Une stratégie managériale appliquée à d’autres marques
La méthode "transversale" mise en oeuvre par le cabinet Prospheres peut provoquer quelques dommages collatéraux en matière de relations entre salariés... « Tu sais que tu es en train de me supprimer mon boulot, là », interpelle ainsi Séverine Salperwyck face au collègue qui suggère de ne plus placer d’antivols sur les vêtements. « Ils ne se rendent pas compte qu’un autre groupe de travail pourrait leur supprimer leur poste à eux, soupire la syndicaliste. C’est un jeu sans fin, chacun tire sur l’autre, en ayant l’impression d’améliorer les choses pour tout le monde… » Contactée par Basta !, la direction de Pimkie n’a pas souhaité s’exprimer au sujet de ces groupes de travail.
Cette technique des groupes de travail mise en place par Prosphères risque de se répéter dans diverses enseignes de la Fashion 3 », s’inquiète Séverine Salperwyck. La Fashion 3, c’est un groupement européen d’intérêt économoque fondé en mai 2017 qui réunit l’ensemble des grandes enseignes d’habillement liées à la famille Mulliez (Jules, Brice, Bizzbee, Pimkie, Orsay, Grain de Malice et Rouge Gorge). Les salariés craignent une mutualisation de divers services, avec une disparition de nombreux magasins et emplois. Chez l’enseigne Jules, des groupes de travail, semblables à ceux qui ont été mis en place chez Pimkie, ont été lancés en janvier pour proposer des solutions aux difficultés de leur entreprise.

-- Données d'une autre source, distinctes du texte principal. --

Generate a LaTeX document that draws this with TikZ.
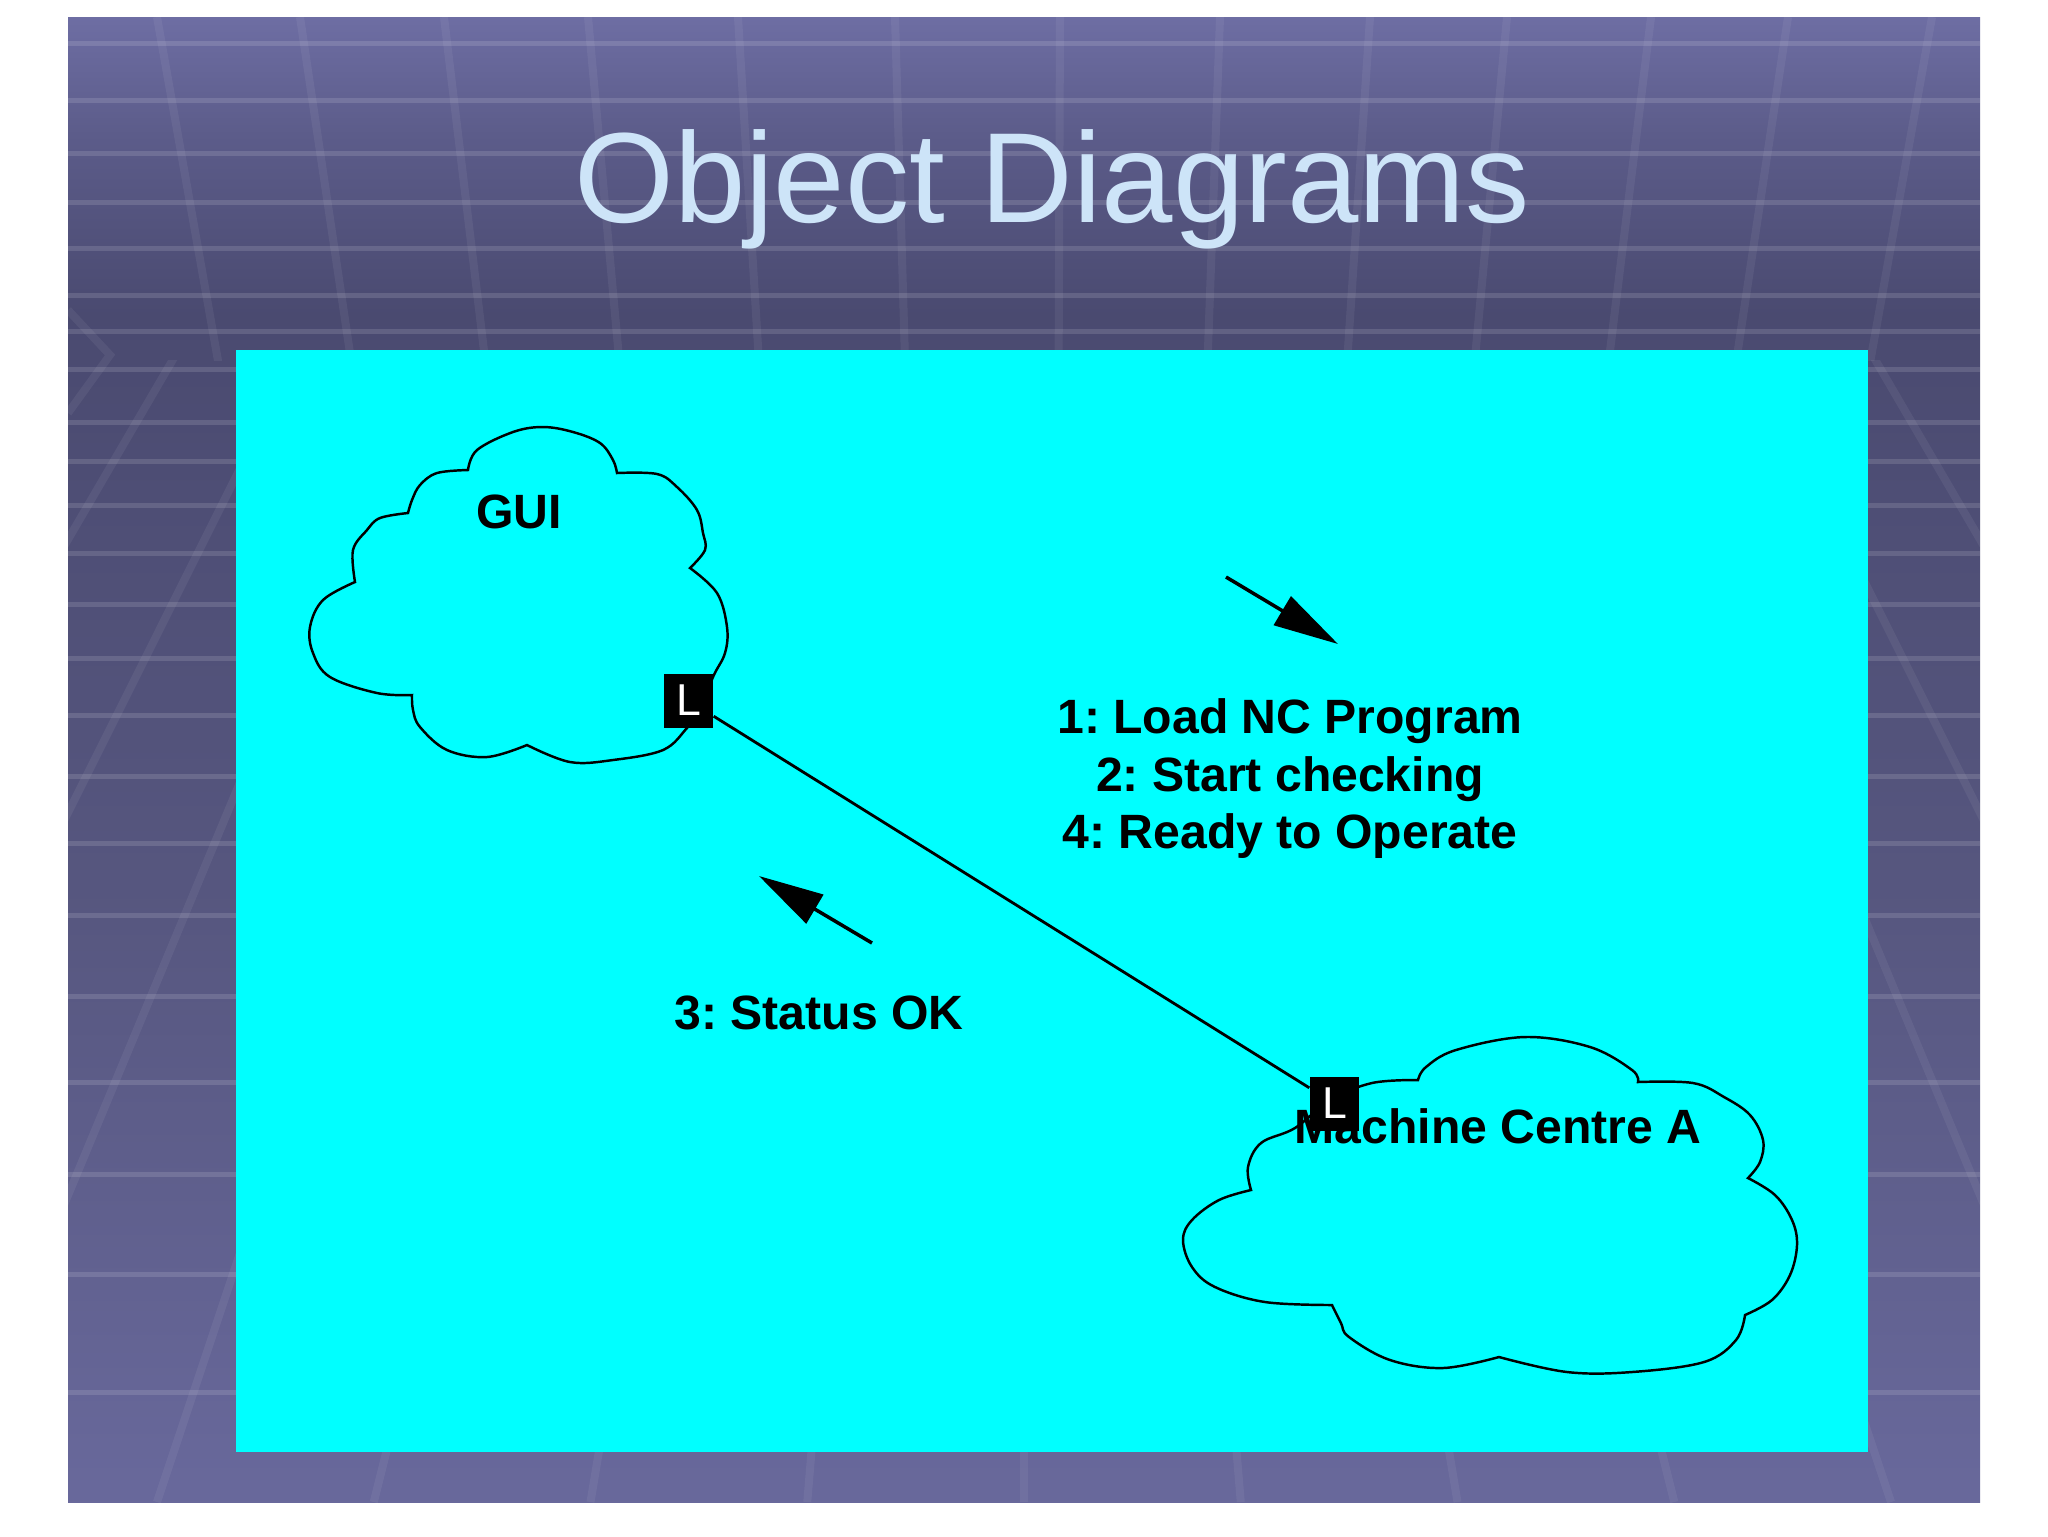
\documentclass[tikz,border=0pt]{standalone}
\usepackage{fontspec}
\setmainfont{Liberation Sans}
\usetikzlibrary{arrows.meta}
\frenchspacing

% Degradado del fondo (de abajo hacia arriba, zona visible 25bp-75bp)
\pgfdeclareverticalshading{fondodiapo}{100bp}{rgb(0bp)=(.41,.41,.61); rgb(25bp)=(.41,.41,.61); rgb(45bp)=(.34,.34,.50); rgb(65bp)=(.29,.29,.44); rgb(71bp)=(.36,.36,.54); rgb(75bp)=(.43,.43,.64); rgb(100bp)=(.43,.43,.64)}

\begin{document}
\begin{tikzpicture}[x=0.1mm, y=-0.1mm,
    nube/.style={draw=black, line width=0.7pt},
    enlace/.style={fill=black, text=white, minimum width=4.9mm, minimum height=5.4mm, inner sep=0pt, font=\fontsize{12.7}{14}\selectfont},
    etiqueta/.style={font=\bfseries\fontsize{13.7}{16.4}\selectfont, inner sep=0pt},
    mensaje/.style={-{Triangle[length=6.5mm, width=3.3mm]}, line width=1pt},
    barra/.style={white, opacity=0.13, line width=0.5mm},
    linea/.style={white, opacity=0.06, line width=0.8mm}]
    % Definir colores
    \definecolor{cian}{RGB}{0,255,255}
    \definecolor{titulo}{RGB}{205,228,248}

    \useasboundingbox (0,0) rectangle (2048,1536);
    \fill[white] (0,0) rectangle (2048,1536);

    % Fondo de la diapositiva
    \shade[shading=fondodiapo] (68,17) rectangle (1980,1502);
    \begin{scope}
        \clip (68,17) rectangle (1980,1502);
        % Barras horizontales
        \foreach \y in {43,100,153,202,248,295,331,369,422,461,505,553,604,658,715,776,843,915,996,1082,1174,1274,1392}
            \draw[barra] (68,\y) -- (1980,\y);
        % Lineas del techo
        \begin{scope}
            \clip (68,17) rectangle (1980,360);
            \foreach \x [evaluate=\x as \xb using \x+(1040-\x)*0.077] in {157,300,444,588,738,895,1060,1220,1370,1507,1651,1788,1932}
                \draw[linea] (\x,17) -- (\xb,400);
        \end{scope}
        % Lineas de las paredes
        \begin{scope}
            \clip (68,360) rectangle (1980,1502);
            \foreach \k in {-8,...,8}
                \draw[linea] (1024,-1100) -- ({1024+216.75*\k},1502);
        \end{scope}
        \draw[linea] (68,310) -- (110,355) -- (68,413);
    \end{scope}

    % Titulo
    \node[anchor=base, text=titulo, font=\fontsize{36.5}{44}\selectfont] (titulo) at (1052,222) {Object Diagrams};

    % Area del diagrama
    \fill[cian] (236,350) rectangle (1868,1452);

    % Nube GUI
    \draw[nube] plot[smooth, tension=0.6] coordinates {(468,470) (477,450) (513,432) (543,427) (573,432) (600,443) (613,460) (617,473)}
        -- plot[smooth, tension=0.6] coordinates {(617,473) (657,474) (677,487) (697,510) (703,533) (705,550) (690,568)}
        -- plot[smooth, tension=0.6] coordinates {(690,568) (717,593) (727,627) (725,653) (713,677) (700,712)}
        -- plot[smooth, tension=0.6] coordinates {(700,712) (687,728) (663,750) (613,760) (570,762) (527,745)}
        -- plot[smooth, tension=0.6] coordinates {(527,745) (487,757) (447,750) (420,727) (413,710) (412,695)}
        -- plot[smooth, tension=0.6] coordinates {(412,695) (377,693) (330,677) (313,653) (310,627) (323,600) (355,582)}
        -- plot[smooth, tension=0.6] coordinates {(355,582) (353,550) (367,530) (380,518) (408,513)}
        -- plot[smooth, tension=0.6] coordinates {(408,513) (412,500) (420,485) (437,473) (468,470)} -- cycle;

    % Nube Machine Centre A
    \draw[nube] plot[smooth, tension=0.6] coordinates {(1418,1080) (1426,1067) (1456,1050) (1525,1037) (1590,1047) (1632,1070) (1638,1082)}
        -- plot[smooth, tension=0.6] coordinates {(1638,1082) (1693,1083) (1724,1097) (1750,1115) (1763,1140) (1760,1162) (1748,1178)}
        -- plot[smooth, tension=0.6] coordinates {(1748,1178) (1775,1195) (1792,1220) (1797,1245) (1790,1275) (1772,1300) (1745,1315)}
        -- plot[smooth, tension=0.6] coordinates {(1745,1315) (1736,1340) (1704,1362) (1632,1372) (1567,1372) (1499,1357)}
        -- plot[smooth, tension=0.6] coordinates {(1499,1357) (1443,1368) (1390,1360) (1349,1337) (1341,1323) (1332,1305)}
        -- plot[smooth, tension=0.6] coordinates {(1332,1305) (1265,1302) (1215,1287) (1192,1267) (1183,1240) (1192,1220) (1219,1200) (1251,1190)}
        -- plot[smooth, tension=0.6] coordinates {(1251,1190) (1248,1167) (1261,1143) (1295,1128) (1330,1100) (1372,1083) (1418,1080)} -- cycle;

    % Nombres de los objetos
    \node[etiqueta, anchor=base] (gui) at (519,528) {GUI};
    \node[etiqueta, anchor=base] (maquina) at (1498,1143) {Machine Centre A};

    % Mensajes
    \node[etiqueta, align=center, anchor=north] (msgida) at (1290,698) {1: Load NC Program\\2: Start checking\\4: Ready to Operate};
    \node[etiqueta, anchor=base] (msgvuelta) at (819,1029) {3: Status OK};

    % Enlace entre objetos
    \node[enlace] (lgui) at (688.5,700.5) {L};
    \node[enlace] (lmaq) at (1334.5,1103.5) {L};
    \draw[line width=0.8pt] (lgui) -- (lmaq);

    % Flechas de los mensajes
    \coordinate (ida1) at (1226,577);
    \coordinate (ida2) at (1338,644);
    \draw[mensaje] (ida1) -- (ida2);
    \coordinate (vuelta1) at (872,943);
    \coordinate (vuelta2) at (759,876);
    \draw[mensaje] (vuelta1) -- (vuelta2);
\end{tikzpicture}
\end{document}
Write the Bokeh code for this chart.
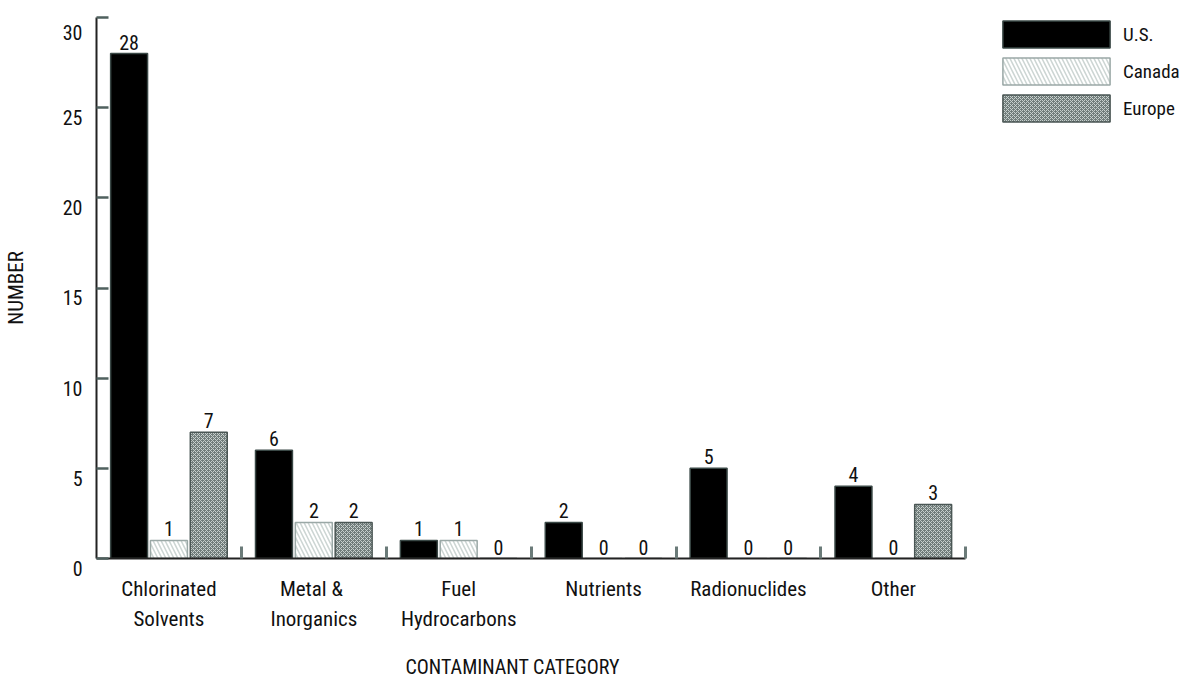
from bokeh.plotting import figure
from bokeh.models import Range1d, FixedTicker, Legend, LegendItem, ColumnDataSource, Title
from bokeh.core.properties import value
from bokeh.embed import file_html
from bokeh.resources import INLINE

# ---- data ----
categories = ["Chlorinated\nSolvents", "Metal  &\nInorganics", "Fuel\nHydrocarbons",
              "Nutrients", "Radionuclides", "Other"]
series = ["U.S.", "Canada", "Europe"]
us = [28, 6, 1, 2, 5, 4]
canada = [1, 2, 1, 0, 0, 0]
europe = [7, 2, 0, 0, 0, 3]
y_ticks = [0, 5, 10, 15, 20, 25, 30]
x_title = "CONTAMINANT  CATEGORY"
y_title = "NUMBER"

FONT = "'Roboto Condensed', 'Liberation Sans', sans-serif"
TXT = "#111111"

n = len(categories)
# frame spans past the last category so the legend can sit inside it (top right)
x_end = n + 1.503
p = figure(width=1183, height=680, x_range=Range1d(0, x_end), y_range=Range1d(0, 30),
           output_backend="svg", toolbar_location=None,
           min_border_left=95, min_border_right=0, min_border_top=17, min_border_bottom=122)
p.xgrid.visible = False
p.ygrid.visible = False
p.outline_line_color = None
p.background_fill_color = "white"

offsets = [-0.275, 0.0, 0.275]
bar_w = 0.255
styles = [
    dict(fill_color="black", line_color="#3a4846", line_width=1.5),
    dict(fill_color="white", line_color="#9aa8a6", line_width=1.5,
         hatch_pattern="\\", hatch_color="#ccd5d3", hatch_scale=8, hatch_weight=1.5),
    dict(fill_color="#707c7a", line_color="#4a5654", line_width=1.5,
         hatch_pattern="x", hatch_color="#c8d0ce", hatch_scale=4, hatch_weight=1),
]
renderers = []
for vals, off, st in zip([us, canada, europe], offsets, styles):
    xs = [i + 0.5 + off for i in range(n)]
    src = ColumnDataSource(dict(x=xs, top=vals, lab=[str(v) for v in vals]))
    r = p.vbar(x="x", top="top", width=bar_w, bottom=0, source=src, **st)
    renderers.append(r)
    p.text(x="x", y="top", text="lab", source=src, text_align="center",
           text_baseline="bottom", y_offset=-4, text_color=TXT,
           text_font=value(FONT), text_font_size="20px")

legend = Legend(items=[LegendItem(label=s, renderers=[r]) for s, r in zip(series, renderers)],
                location=(893, 433), orientation="vertical",
                glyph_width=134, glyph_height=34, spacing=3, padding=0, margin=0,
                label_standoff=0, label_text_font=FONT, label_text_font_size="19px",
                label_text_color=TXT, border_line_color=None, background_fill_alpha=0)
p.add_layout(legend, "center")

# x axis
xa = p.xaxis[0]
xa.bounds = (0, n)
centers = [i + 0.5 for i in range(n)]
bounds = [i + 1 for i in range(n)]
xa.ticker = FixedTicker(ticks=centers, minor_ticks=bounds)
xa.major_label_overrides = {c: lab for c, lab in zip(centers, categories)}
xa.major_tick_line_color = None
xa.major_tick_in = 0
xa.major_tick_out = 0
xa.minor_tick_in = 12
xa.minor_tick_out = 0
xa.minor_tick_line_width = 3
xa.minor_tick_line_color = "#6b7b79"
xa.axis_line_width = 2
xa.axis_line_color = "#222222"
xa.major_label_standoff = 18
xa.major_label_text_font = FONT
xa.major_label_text_font_size = "21px"
xa.major_label_text_line_height = 1.27
xa.major_label_text_color = TXT

xt = Title(text="\n" + x_title, align="left", offset=309, standoff=0,
           text_font=FONT, text_font_size="20px", text_font_style="normal",
           text_line_height=0.85, text_color=TXT)
p.add_layout(xt, "below")

# y axis
ya = p.yaxis[0]
ya.ticker = FixedTicker(ticks=y_ticks)
ya.major_label_overrides = {t: "\n" + str(t) for t in y_ticks}
ya.major_tick_in = 12
ya.major_tick_out = 0
ya.major_tick_line_width = 2.5
ya.major_tick_line_color = "#4f605e"
ya.minor_tick_line_color = None
ya.axis_line_width = 2
ya.axis_line_color = "#222222"
ya.major_label_standoff = 14
ya.major_label_text_font = FONT
ya.major_label_text_font_size = "20px"
ya.major_label_text_line_height = 0.87
ya.major_label_text_color = TXT
ya.axis_label = y_title
ya.axis_label_standoff = 32
ya.axis_label_text_font = FONT
ya.axis_label_text_font_size = "21px"
ya.axis_label_text_font_style = "normal"
ya.axis_label_text_color = TXT

open("out.html", "w").write(file_html(p, INLINE))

;Nous pensons que la définition de la stratégie d’entreprise est du ressort de la direction, termine Valérie Pringuez de la CGT. S’ils veulent vraiment intégrer les salariés aux décisions relatives à l’organisation de l’entreprise et du travail, il n’y a qu’à créer une société coopérative. Ainsi nous profiterons tous des intéressements indexés sur les bénéfices de l’entreprise. Mais quand je leur évoque cela, ils me rient au nez."